Short task:
Reproduce, exactly and in full, the lines from the one with "Clone this chart in matplotlib." through the one with "ax = fig.add_axes([62" in the data below; drop pictures.

==========

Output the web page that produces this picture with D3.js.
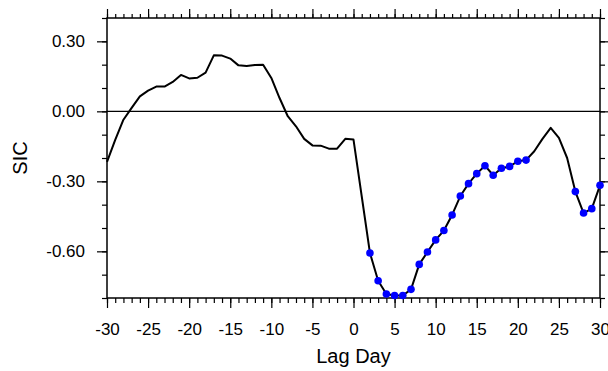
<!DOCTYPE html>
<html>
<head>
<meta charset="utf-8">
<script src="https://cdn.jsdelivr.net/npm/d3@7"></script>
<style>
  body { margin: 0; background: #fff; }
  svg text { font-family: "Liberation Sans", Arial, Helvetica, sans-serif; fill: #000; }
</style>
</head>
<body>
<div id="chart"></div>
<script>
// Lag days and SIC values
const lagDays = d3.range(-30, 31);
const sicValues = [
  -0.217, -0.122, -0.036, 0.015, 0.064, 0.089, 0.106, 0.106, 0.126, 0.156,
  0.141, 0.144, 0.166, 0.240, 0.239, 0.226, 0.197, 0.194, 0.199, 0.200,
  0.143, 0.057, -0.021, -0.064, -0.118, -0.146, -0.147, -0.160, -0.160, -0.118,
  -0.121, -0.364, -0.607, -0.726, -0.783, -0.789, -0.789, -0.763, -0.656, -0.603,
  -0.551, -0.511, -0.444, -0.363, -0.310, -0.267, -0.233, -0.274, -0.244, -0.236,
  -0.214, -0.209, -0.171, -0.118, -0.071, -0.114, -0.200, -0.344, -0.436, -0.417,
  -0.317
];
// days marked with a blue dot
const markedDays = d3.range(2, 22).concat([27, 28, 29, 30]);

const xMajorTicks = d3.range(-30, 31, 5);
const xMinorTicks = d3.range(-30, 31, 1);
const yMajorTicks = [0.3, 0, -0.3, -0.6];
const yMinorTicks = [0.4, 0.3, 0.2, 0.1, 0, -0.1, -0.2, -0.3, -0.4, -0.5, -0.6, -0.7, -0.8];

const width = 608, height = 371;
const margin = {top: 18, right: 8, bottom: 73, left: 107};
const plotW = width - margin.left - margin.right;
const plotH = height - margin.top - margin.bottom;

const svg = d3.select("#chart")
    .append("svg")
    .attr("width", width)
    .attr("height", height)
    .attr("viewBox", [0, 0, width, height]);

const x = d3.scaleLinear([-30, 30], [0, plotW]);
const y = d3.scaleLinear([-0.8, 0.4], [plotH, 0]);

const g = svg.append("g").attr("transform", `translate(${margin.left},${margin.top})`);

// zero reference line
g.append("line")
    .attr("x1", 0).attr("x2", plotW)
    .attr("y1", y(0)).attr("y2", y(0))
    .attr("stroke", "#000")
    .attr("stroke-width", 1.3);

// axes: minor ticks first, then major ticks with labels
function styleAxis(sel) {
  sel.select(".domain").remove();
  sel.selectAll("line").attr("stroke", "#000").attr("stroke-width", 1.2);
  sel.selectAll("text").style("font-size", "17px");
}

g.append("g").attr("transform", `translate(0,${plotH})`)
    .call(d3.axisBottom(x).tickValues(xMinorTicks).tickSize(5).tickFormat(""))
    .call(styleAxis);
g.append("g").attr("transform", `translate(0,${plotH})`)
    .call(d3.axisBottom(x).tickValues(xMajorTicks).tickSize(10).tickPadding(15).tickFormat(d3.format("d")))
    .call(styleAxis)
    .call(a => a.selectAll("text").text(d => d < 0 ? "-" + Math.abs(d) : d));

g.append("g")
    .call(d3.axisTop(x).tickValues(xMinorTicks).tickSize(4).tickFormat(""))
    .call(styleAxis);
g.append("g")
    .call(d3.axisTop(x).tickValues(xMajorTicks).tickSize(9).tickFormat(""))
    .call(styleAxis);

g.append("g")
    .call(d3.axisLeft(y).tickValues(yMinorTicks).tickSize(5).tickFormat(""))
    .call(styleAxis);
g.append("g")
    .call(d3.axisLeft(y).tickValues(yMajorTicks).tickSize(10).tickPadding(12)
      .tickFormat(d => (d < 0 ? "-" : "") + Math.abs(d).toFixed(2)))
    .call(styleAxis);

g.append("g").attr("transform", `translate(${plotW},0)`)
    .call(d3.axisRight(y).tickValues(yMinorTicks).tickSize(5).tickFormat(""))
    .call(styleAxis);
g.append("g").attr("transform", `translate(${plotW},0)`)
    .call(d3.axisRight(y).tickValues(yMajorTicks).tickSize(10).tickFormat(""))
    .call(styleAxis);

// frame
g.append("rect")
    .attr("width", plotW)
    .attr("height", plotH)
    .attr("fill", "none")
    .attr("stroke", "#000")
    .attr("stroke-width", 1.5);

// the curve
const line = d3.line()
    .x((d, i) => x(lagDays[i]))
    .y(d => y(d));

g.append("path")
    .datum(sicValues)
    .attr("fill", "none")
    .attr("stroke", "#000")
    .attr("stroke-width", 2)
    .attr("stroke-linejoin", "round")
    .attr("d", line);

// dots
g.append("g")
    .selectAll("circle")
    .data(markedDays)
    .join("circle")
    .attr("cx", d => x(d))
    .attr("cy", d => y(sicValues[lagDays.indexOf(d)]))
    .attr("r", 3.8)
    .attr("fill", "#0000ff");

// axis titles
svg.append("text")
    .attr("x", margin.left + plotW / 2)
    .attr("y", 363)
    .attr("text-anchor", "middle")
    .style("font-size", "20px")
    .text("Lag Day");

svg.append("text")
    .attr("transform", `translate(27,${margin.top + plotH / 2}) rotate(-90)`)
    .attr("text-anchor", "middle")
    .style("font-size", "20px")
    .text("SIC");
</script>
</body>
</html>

==========

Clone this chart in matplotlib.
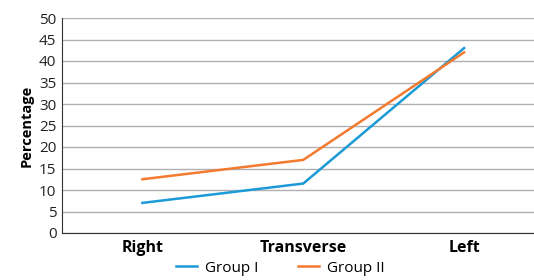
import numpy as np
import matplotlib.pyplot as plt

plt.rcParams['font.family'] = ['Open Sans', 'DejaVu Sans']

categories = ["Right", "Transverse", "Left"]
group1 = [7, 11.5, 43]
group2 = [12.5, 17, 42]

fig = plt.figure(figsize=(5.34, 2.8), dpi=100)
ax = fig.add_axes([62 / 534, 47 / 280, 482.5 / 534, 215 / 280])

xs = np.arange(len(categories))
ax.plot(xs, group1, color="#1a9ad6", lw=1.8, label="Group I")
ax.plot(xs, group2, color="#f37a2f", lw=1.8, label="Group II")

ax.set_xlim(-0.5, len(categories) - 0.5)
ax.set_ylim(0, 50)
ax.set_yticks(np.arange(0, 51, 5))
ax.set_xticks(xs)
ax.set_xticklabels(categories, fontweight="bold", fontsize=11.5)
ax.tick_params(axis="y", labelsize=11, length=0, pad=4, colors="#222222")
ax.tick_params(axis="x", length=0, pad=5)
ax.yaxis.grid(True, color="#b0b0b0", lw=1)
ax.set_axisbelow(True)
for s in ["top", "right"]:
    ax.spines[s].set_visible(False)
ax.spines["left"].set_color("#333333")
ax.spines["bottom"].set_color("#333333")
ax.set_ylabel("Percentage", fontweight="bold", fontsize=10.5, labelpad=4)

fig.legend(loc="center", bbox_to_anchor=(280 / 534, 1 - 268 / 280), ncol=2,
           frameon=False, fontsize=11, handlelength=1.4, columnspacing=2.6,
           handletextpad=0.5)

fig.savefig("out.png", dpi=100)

==========

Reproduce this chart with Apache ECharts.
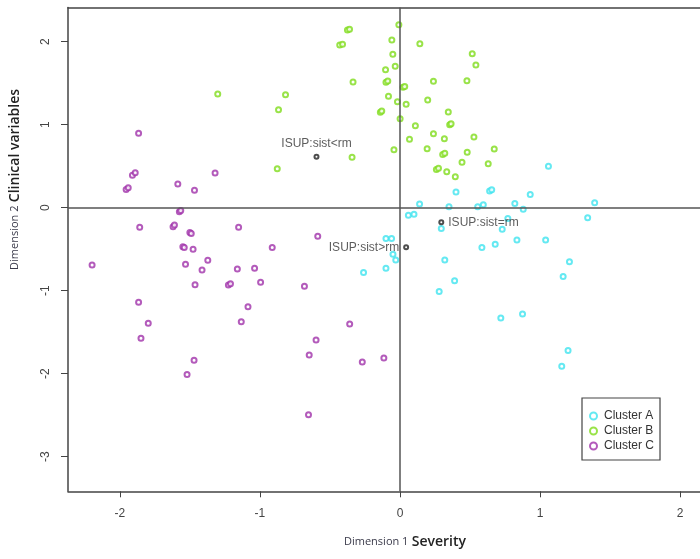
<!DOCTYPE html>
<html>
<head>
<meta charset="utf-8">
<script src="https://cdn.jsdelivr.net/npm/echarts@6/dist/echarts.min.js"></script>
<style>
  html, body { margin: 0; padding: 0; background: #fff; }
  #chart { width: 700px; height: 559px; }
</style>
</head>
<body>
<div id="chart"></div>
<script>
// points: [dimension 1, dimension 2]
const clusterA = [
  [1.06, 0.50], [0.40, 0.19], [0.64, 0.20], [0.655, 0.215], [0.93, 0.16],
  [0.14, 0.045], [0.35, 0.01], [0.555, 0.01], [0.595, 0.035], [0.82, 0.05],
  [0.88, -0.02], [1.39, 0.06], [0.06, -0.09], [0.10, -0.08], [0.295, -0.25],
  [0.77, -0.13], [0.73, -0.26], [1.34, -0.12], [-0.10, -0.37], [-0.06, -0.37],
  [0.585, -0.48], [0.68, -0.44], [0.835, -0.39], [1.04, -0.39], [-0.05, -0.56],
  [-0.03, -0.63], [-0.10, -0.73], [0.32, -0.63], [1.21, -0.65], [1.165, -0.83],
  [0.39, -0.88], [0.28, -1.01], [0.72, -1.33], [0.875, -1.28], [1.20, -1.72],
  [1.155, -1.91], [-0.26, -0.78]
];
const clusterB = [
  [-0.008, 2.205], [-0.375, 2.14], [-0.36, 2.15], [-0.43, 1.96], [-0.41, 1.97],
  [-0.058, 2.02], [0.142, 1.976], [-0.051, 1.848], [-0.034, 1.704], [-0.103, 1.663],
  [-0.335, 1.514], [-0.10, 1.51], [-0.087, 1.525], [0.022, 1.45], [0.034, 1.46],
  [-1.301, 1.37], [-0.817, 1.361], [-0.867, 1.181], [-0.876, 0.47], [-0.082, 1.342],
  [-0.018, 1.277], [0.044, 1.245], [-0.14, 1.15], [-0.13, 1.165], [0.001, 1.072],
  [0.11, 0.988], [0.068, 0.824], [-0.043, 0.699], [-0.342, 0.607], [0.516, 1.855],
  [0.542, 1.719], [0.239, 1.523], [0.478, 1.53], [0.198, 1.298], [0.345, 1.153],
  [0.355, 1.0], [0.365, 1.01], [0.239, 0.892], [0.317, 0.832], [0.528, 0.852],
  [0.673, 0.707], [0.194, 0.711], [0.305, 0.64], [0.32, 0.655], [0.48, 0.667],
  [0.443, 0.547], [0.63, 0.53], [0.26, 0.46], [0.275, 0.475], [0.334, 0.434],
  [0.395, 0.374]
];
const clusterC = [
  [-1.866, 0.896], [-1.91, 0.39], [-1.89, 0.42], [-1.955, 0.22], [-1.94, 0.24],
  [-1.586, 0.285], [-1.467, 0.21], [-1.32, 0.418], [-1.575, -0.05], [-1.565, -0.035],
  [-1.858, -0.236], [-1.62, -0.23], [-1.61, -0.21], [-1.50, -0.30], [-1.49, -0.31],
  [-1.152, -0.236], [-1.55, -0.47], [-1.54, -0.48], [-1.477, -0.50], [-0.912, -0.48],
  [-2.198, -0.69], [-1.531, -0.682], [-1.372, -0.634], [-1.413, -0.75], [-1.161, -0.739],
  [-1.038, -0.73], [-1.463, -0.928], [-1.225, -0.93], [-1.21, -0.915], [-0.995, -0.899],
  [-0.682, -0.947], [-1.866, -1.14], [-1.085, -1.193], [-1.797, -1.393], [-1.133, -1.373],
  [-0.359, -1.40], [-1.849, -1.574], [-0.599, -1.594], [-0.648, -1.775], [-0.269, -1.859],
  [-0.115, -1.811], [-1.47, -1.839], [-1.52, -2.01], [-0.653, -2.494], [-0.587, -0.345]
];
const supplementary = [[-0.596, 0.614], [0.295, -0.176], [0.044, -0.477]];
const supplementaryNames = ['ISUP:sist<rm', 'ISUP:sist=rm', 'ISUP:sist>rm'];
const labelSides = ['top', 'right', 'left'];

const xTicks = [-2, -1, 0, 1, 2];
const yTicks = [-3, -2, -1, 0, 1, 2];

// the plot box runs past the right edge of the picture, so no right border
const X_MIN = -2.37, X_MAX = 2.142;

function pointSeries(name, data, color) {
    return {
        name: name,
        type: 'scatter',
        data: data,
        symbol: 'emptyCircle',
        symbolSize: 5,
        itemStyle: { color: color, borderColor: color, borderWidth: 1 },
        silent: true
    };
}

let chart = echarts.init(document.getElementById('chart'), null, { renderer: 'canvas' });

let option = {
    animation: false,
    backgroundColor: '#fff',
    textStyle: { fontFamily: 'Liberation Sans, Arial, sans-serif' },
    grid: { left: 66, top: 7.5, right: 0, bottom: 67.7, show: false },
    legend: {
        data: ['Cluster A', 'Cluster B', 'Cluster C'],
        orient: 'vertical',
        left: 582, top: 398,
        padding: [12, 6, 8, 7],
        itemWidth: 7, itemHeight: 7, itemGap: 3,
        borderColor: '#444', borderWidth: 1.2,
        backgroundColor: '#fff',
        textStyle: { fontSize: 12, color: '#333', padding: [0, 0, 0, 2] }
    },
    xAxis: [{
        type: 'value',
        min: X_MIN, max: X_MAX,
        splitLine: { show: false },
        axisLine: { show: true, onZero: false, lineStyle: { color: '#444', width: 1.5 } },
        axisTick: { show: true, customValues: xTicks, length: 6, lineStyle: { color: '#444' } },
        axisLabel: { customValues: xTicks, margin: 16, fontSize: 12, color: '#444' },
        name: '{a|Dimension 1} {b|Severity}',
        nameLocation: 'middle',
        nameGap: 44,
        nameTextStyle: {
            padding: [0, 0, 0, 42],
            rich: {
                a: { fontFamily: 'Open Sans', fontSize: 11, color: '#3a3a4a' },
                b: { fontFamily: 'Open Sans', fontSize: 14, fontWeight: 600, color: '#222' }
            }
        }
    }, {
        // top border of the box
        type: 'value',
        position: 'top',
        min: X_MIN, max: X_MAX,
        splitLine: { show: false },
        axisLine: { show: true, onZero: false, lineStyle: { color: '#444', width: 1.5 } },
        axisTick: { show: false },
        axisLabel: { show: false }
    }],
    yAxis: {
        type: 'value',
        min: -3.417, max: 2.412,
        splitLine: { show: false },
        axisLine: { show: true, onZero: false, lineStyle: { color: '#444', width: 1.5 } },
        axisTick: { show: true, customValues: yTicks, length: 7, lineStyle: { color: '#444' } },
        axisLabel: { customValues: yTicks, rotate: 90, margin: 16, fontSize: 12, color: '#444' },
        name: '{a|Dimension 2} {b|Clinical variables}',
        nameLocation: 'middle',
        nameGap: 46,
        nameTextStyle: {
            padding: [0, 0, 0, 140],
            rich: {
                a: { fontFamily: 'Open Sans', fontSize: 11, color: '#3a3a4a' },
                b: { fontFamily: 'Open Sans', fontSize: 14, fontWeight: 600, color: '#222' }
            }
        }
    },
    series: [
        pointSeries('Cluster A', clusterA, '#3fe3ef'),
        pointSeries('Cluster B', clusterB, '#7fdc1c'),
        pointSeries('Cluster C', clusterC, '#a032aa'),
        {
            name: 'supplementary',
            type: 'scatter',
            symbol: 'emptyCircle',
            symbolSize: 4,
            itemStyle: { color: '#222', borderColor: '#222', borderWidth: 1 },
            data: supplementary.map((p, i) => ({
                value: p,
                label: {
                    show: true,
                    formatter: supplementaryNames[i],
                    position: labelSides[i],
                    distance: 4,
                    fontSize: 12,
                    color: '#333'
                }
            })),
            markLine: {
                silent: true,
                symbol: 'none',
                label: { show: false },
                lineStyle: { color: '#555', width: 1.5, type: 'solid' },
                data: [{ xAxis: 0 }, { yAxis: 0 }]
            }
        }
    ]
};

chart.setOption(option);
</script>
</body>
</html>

==========

Answer in full:
Clone this chart in matplotlib.
import numpy as np
import matplotlib.pyplot as plt

plt.rcParams['font.family'] = ['Open Sans', 'DejaVu Sans']

categories = ["Right", "Transverse", "Left"]
group1 = [7, 11.5, 43]
group2 = [12.5, 17, 42]

fig = plt.figure(figsize=(5.34, 2.8), dpi=100)
ax = fig.add_axes([62 / 534, 47 / 280, 482.5 / 534, 215 / 280])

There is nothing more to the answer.